From an article in the Chronicle of Higher Education: The annual meeting of the Association of American Publishers reached one consensus: Fighting online piracy with legislation is not the way to go.  However, they agree that online piracy must be fought and controlled.  With what?

That seems to be the question… still.

Cary Sherman, the chairman and chief executive officer of the Recording Industry Association of America, agreed that “legislation brings out the worst in people” and that voluntary agreements are more flexible. After “the digital tsunami” of opposition that brought down SOPA and PIPA, he said, it’s hard now to imagine “just moving to legislation without first building consensus.”

The article seems to suggest that the major factions concerned with online piracy were in the movie, music and software industries; but textbook and library interests were present in the discussions (which were held at McGraw Hill’s headquarters).  Copyright as an institution was supported, and most wanted stronger protections over their intellectual property.  “We need copyright laws that reflect the digital reality,” stated Jim Neal, vice president for information services and university librarian at Columbia University.

The SOPA and PIPA failures were obviously sore spots with the participants.

At a panel on “Content Industries in Digital Transformation,” speakers talked frankly about the public outpouring of opposition that derailed the proposed legislation. The bills, known as SOPA and PIPA, “blew up on us after months of detailed work,” said Tom Allen, the president of the publishers’ association, which had supported the legislation. “We’ve learned a few lessons along the way.”

But despite the fact that everyone agreed that “no one likes legislation,” and everyone agreed that something must be done, there seemed to be no other ideas on how online piracy could be curtailed.  It seems that, now that the stick has been broken, no one can figure out what kind of carrot might do the job.  Or maybe they can’t stop looking for a replacement for the stick.

7 COMMENTS

  1. The reason we managed to hold the line this once, on SOPA/PIPA, is that thanks to the influence of the industries enumerated above, it was completely insane. If publishers feel disgruntled about wasted effort, they should look at why it was so out of control. To me, it looks like another case of the RIAA & MPAA feeling entitled to impose unlimited costs on everyone else, to enforce their own twisted kleptocratic morality.

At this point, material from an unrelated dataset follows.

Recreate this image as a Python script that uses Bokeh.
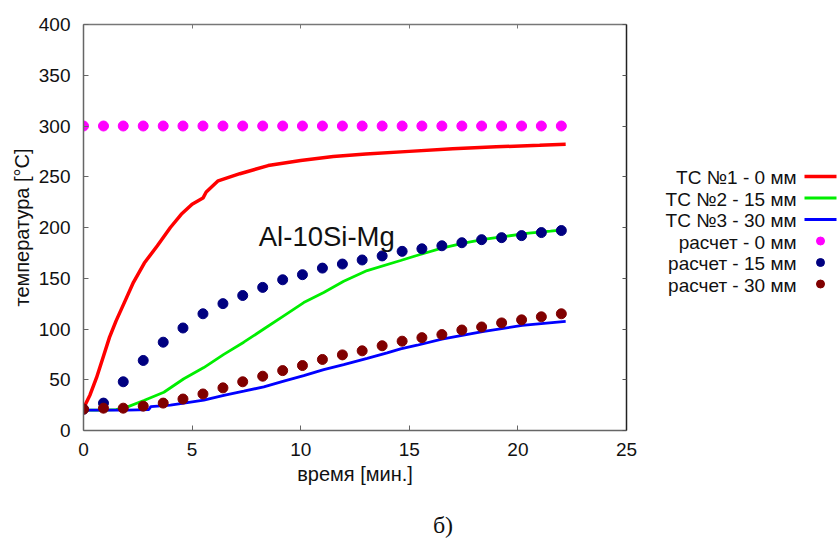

    [One example: selling CDs as “all rights reserved”, claiming that they won’t sue me for ripping it to hard disk, but refusing to actually put that in writing in any way that would make it enforceable – here in the UK, where there _isn’t_ a fair use exemption for this type of copying. Another example: mind-numbingly long un-skippable trailers & copyright notices on hi-definition video discs.]

    The only thing the publishers are admitting here, is that they can’t match the efforts of the RIAA & MPAA on legislation. They, like everyone else, will have to live with whatever the biggest fish manage to push into law and/or through the courts.

  2. @Frank: Likely true; however, the opposition’s understanding of copyright is so heavily skewed by desires of utopian free-world ideals and entitlement that, at the very least, the two should have simply zeroed each other out. At any rate, it was more due to the nightmare of enforceability, not intended profits, that killed SOPA and PIPA.

    @Alan: Do me a favor and name some of these DVDs with “un-skippable trailers”… I keep hearing about them, and have yet to find one on a single one of my DVDs. In every case, hitting the Menu button jumps past all of them, on every DVD player I have. (Or are they only on Blu-rays? A good reason not to buy them over DVDs, then.)

  3. SOPA and PIPA did not fail due to any technical obstacle to enforceability. It was entirely do-able from a technical standpoint. They failed because it became clear to even the dullest legislators that they were in conflict with fundamental constitutional principles. The entitlement that rights holders (usually not the actual author) feel apparently blinds them to the more important issues in life. The centrist position is at odds with AAP, RIA and MPAA.

  4. I’m no fan of Amazon’s business tactics, but their powerful, feature-rich ebook ecosystem illustrates what publishers should be doing. Amazon is getting that right and improving what they do quickly.

    Pirates can give us the raw text of books, but they can’t be trusted to add enduring features that most readers value. They may not be around six months from now.

    Illustration: I can delete ebooks from my Kindle 3 when I have finished reading them, secure in the knowledge that Amazon is not only keeping that book around, but all the notes, bookmarks and underlinings I’ve made. That gives me all the advantages of printed copies (and more) without the hassle of keeping a set of ebook files as I move from computer to computer over the years. It’s almost like owning a physical copy without all the bother of shelves and moving boxes.

    In fact, recently when I downloaded a public domain ebook from the Project Gutenberg, I thought to myself, “Wait, if I get the same free ebook from Amazon, my copy and notes with be stay around.” So I went to Amazon and downloaded that same book from them and read it.

    Publishers aren’t the only ones who need to take note of the importance of the entire ebook ecosystem they offer their readers. Other ebook retailers need to offer similar features if they want to stay competitive. And it is by that entire ebook ecosystem that they can beat the pirates.